# To be done
Copy exactly, and only, the lines below from the first through the one containing "120, 127, 134];", both included; pictures are omitted.

# Source excerpt
────────

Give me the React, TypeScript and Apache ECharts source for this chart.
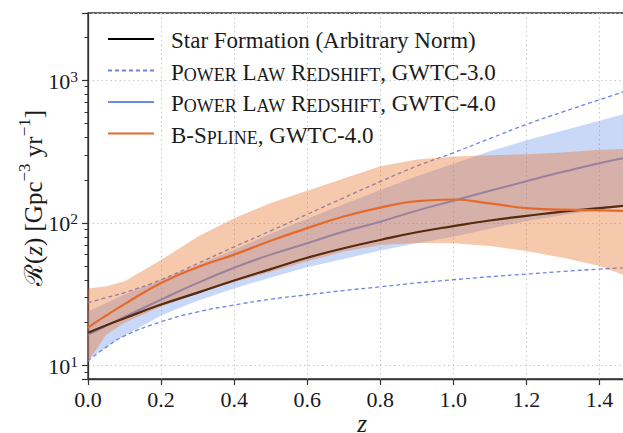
import React, { useEffect, useRef } from 'react';
import * as echarts from 'echarts';

// redshift samples
const zs = [0, 0.05, 0.1, 0.2, 0.3, 0.4, 0.5, 0.6, 0.7, 0.8, 0.9, 1.0, 1.1, 1.2, 1.3, 1.4, 1.5];

// Star formation (arbitrary norm)
const starFormation = [17, 19.2, 21.5, 26.8, 32.5, 39.5, 47.5, 57, 66.5, 76, 86, 95, 104, 112, 120, 127, 134];

// Power law redshift, GWTC-3.0 (90% bounds, dashed)
const plGwtc3Upper = [27.6, 30, 32.5, 40, 52, 68, 88, 115, 150, 195, 250, 310, 390, 490, 600, 730, 885];
const plGwtc3Lower = [10.8, 13.5, 16.2, 20.3, 23.8, 26.6, 29.2, 31.4, 33.6, 35.7, 38, 40, 42, 43.8, 45.7, 47.5, 49];

// Power law redshift, GWTC-4.0
const plGwtc4Median = [16.5, 19, 22, 29, 38, 48.5, 60, 72, 87, 102, 122, 143, 168, 196, 228, 262, 295];
const plGwtc4Lower = [11, 13.5, 16.3, 22.5, 28.5, 34.8, 41.5, 49, 56, 64, 72, 80, 91, 103, 113, 123, 133];
const plGwtc4Upper = [24, 27.5, 31.5, 40, 51, 65, 84, 107, 135, 170, 212, 260, 318, 380, 445, 520, 610];

// B-Spline, GWTC-4.0
const bsplineMedian = [18.5, 22.5, 27, 38, 49, 60, 75, 92, 111, 128, 142, 146, 137, 127, 124, 122.5, 121];
const bsplineLower = [10.7, 16.5, 20, 26, 32, 38.5, 45.5, 54, 63, 70, 72.5, 72, 69, 63.5, 57, 50, 40];
const bsplineUpper = [34.8, 36, 39, 55, 80, 108, 138, 168, 205, 250, 278, 292, 298, 303, 312, 325, 333];

const xTicks = [0, 0.2, 0.4, 0.6, 0.8, 1.0, 1.2, 1.4];

const NAME_SF = 'Star Formation (Arbitrary Norm)';
const NAME_PL3 = 'Power Law Redshift, GWTC-3.0';
const NAME_PL4 = 'Power Law Redshift, GWTC-4.0';
const NAME_BS = 'B-Spline, GWTC-4.0';

const legendLabels: Record<string, string> = {
  [NAME_SF]: '{n|Star Formation (Arbitrary Norm)}',
  [NAME_PL3]: '{n|P}{c|OWER}{n| L}{c|AW}{n| R}{c|EDSHIFT}{n|, GWTC-3.0}',
  [NAME_PL4]: '{n|P}{c|OWER}{n| L}{c|AW}{n| R}{c|EDSHIFT}{n|, GWTC-4.0}',
  [NAME_BS]: '{n|B-S}{c|PLINE}{n|, GWTC-4.0}',
};

const SERIF = '"Liberation Serif", "DejaVu Serif", serif';
const TXT = '#1a1a1a';

const pairs = (vals: number[]) => zs.map((z, i) => [z, vals[i]]);

const BLUE = '#6a8ce8';
const DASH = '#6f82e4';
const ORANGE = '#e6692c';

function bandSeries(lower: number[], upper: number[], fill: string, z: number): any {
  return {
    type: 'custom',
    silent: true,
    clip: true,
    z,
    data: [[0.5, 100]],
    renderItem: (params: any, api: any) => {
      const top = zs.map((x, i) => api.coord([x, upper[i]]));
      const bot = zs.map((x, i) => api.coord([x, lower[i]])).reverse();
      const cs = params.coordSys;
      return {
        type: 'polygon',
        shape: { points: top.concat(bot) },
        style: { fill, stroke: 'none' },
        clipPath: { type: 'rect', shape: { x: cs.x, y: cs.y, width: cs.width, height: cs.height } },
      };
    },
  };
}

function buildOption(): any {
  const base = { type: 'line', smooth: true, symbol: 'none', silent: true };
  return {
    animation: false,
    grid: {
      left: 88, top: 13, bottom: 54, right: -13,
      containLabel: false, outerBoundsMode: 'none',
      show: true, borderColor: '#333', borderWidth: 1.3, backgroundColor: 'transparent',
    },
    legend: {
      data: [NAME_SF, NAME_PL3, NAME_PL4, NAME_BS],
      orient: 'vertical', left: 107, top: 29, padding: 0,
      itemGap: 8.5, itemWidth: 46, itemHeight: 14,
      itemStyle: { opacity: 0 },
      formatter: (name: string) => legendLabels[name] || name,
      textStyle: {
        color: TXT, padding: [0, 0, 0, 12],
        rich: {
          n: { fontSize: 23, fontFamily: SERIF, color: TXT, lineHeight: 26, verticalAlign: 'bottom' },
          c: { fontSize: 18, fontFamily: SERIF, color: TXT, lineHeight: 23, verticalAlign: 'bottom' },
        },
      },
      selectedMode: false,
    },
    xAxis: {
      type: 'value', min: 0, max: 1.5, interval: 0.2,
      axisLine: { show: true, onZero: false, lineStyle: { color: '#333', width: 1.3 } },
      axisTick: { show: true, length: 6, lineStyle: { color: '#333', width: 1.2 } },
      axisLabel: {
        interval: 0, margin: 9, fontSize: 22, fontFamily: SERIF, color: TXT, showMaxLabel: false,
        formatter: (v: number) => (xTicks.some((t) => Math.abs(t - v) < 1e-6) ? v.toFixed(1) : ''),
      },
      splitLine: { show: true, lineStyle: { color: '#c8c8c8', type: [1.5, 3], width: 1 } },
      name: 'z', nameLocation: 'middle', nameGap: 35, nameMoveOverlap: false,
      nameTextStyle: { fontSize: 25, lineHeight: 18, fontFamily: SERIF, fontStyle: 'italic', color: TXT },
    },
    yAxis: {
      type: 'log', logBase: 10, min: 8.07, max: 2955,
      axisLine: { show: true, onZero: false, lineStyle: { color: '#333', width: 1.3 } },
      axisTick: { show: true, length: 6, lineStyle: { color: '#333', width: 1.2 } },
      minorTick: { show: true, splitNumber: 9, length: 3.5, lineStyle: { color: '#333', width: 1 } },
      minorSplitLine: { show: false },
      axisLabel: {
        margin: 10, showMinLabel: false, showMaxLabel: false,
        formatter: (v: number) => {
          const e = Math.log10(v);
          if (Math.abs(e - Math.round(e)) > 1e-6) return '';
          return '{b|10}{s|' + Math.round(e) + '}';
        },
        rich: {
          b: { fontSize: 22, fontFamily: SERIF, color: TXT, lineHeight: 24, verticalAlign: 'bottom' },
          s: { fontSize: 15.5, fontFamily: SERIF, color: TXT, lineHeight: 16, verticalAlign: 'top' },
        },
      },
      splitLine: { show: true, lineStyle: { color: '#c8c8c8', type: [1.5, 3], width: 1 } },
      name: '{n|ℛ(}{i|z}{n|) [Gpc}{s|−3}{n| yr}{s|−1}{n|]}',
      nameLocation: 'middle', nameRotate: 90, nameGap: 42, nameMoveOverlap: false,
      nameTextStyle: {
        padding: [0, 4, 0, 0],
        rich: {
          n: { fontSize: 25, fontFamily: SERIF, color: TXT, lineHeight: 30, verticalAlign: 'bottom' },
          i: { fontSize: 25, fontFamily: SERIF, fontStyle: 'italic', color: TXT, lineHeight: 30, verticalAlign: 'bottom' },
          s: { fontSize: 17, fontFamily: SERIF, color: TXT, lineHeight: 18, verticalAlign: 'top' },
        },
      },
    },
    series: [
      // blue band (GWTC-4.0 power law 90%)
      bandSeries(plGwtc4Lower, plGwtc4Upper, 'rgba(100,140,235,0.34)', 1),
      // GWTC-3.0 dashed bounds
      {
        ...base, z: 2, name: NAME_PL3, data: pairs(plGwtc3Upper),
        lineStyle: { color: DASH, width: 1.3, type: [4, 3] }, itemStyle: { color: DASH },
      },
      {
        ...base, z: 2, name: NAME_PL3, data: pairs(plGwtc3Lower),
        lineStyle: { color: DASH, width: 1.3, type: [4, 3] }, itemStyle: { color: DASH },
      },
      // GWTC-4.0 median
      {
        ...base, z: 2, name: NAME_PL4, data: pairs(plGwtc4Median),
        lineStyle: { color: BLUE, width: 2 }, itemStyle: { color: BLUE },
      },
      // Star formation
      {
        ...base, z: 2, name: NAME_SF, data: pairs(starFormation),
        lineStyle: { color: '#000', width: 2.2 }, itemStyle: { color: '#000' },
      },
      // B-spline band
      bandSeries(bsplineLower, bsplineUpper, 'rgba(232,112,40,0.38)', 3),
      // B-spline median
      {
        ...base, z: 4, name: NAME_BS, data: pairs(bsplineMedian),
        lineStyle: { color: ORANGE, width: 2.2 }, itemStyle: { color: ORANGE },
      },
    ],
  };
}

export default function App() {
  const ref = useRef<HTMLDivElement>(null);
  useEffect(() => {
    if (!ref.current) return;
    const chart = echarts.init(ref.current, null, { renderer: 'svg' });
    chart.setOption(buildOption());
    return () => chart.dispose();
  }, []);
  return (
    <div
      ref={ref}
      style={{ position: 'fixed', left: 0, top: 0, width: 623, height: 433, background: '#fff' }}
    />
  );
}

────────

# The output
Give me the React, TypeScript and Apache ECharts source for this chart.
import React, { useEffect, useRef } from 'react';
import * as echarts from 'echarts';

// redshift samples
const zs = [0, 0.05, 0.1, 0.2, 0.3, 0.4, 0.5, 0.6, 0.7, 0.8, 0.9, 1.0, 1.1, 1.2, 1.3, 1.4, 1.5];

// Star formation (arbitrary norm)
const starFormation = [17, 19.2, 21.5, 26.8, 32.5, 39.5, 47.5, 57, 66.5, 76, 86, 95, 104, 112, 120, 127, 134];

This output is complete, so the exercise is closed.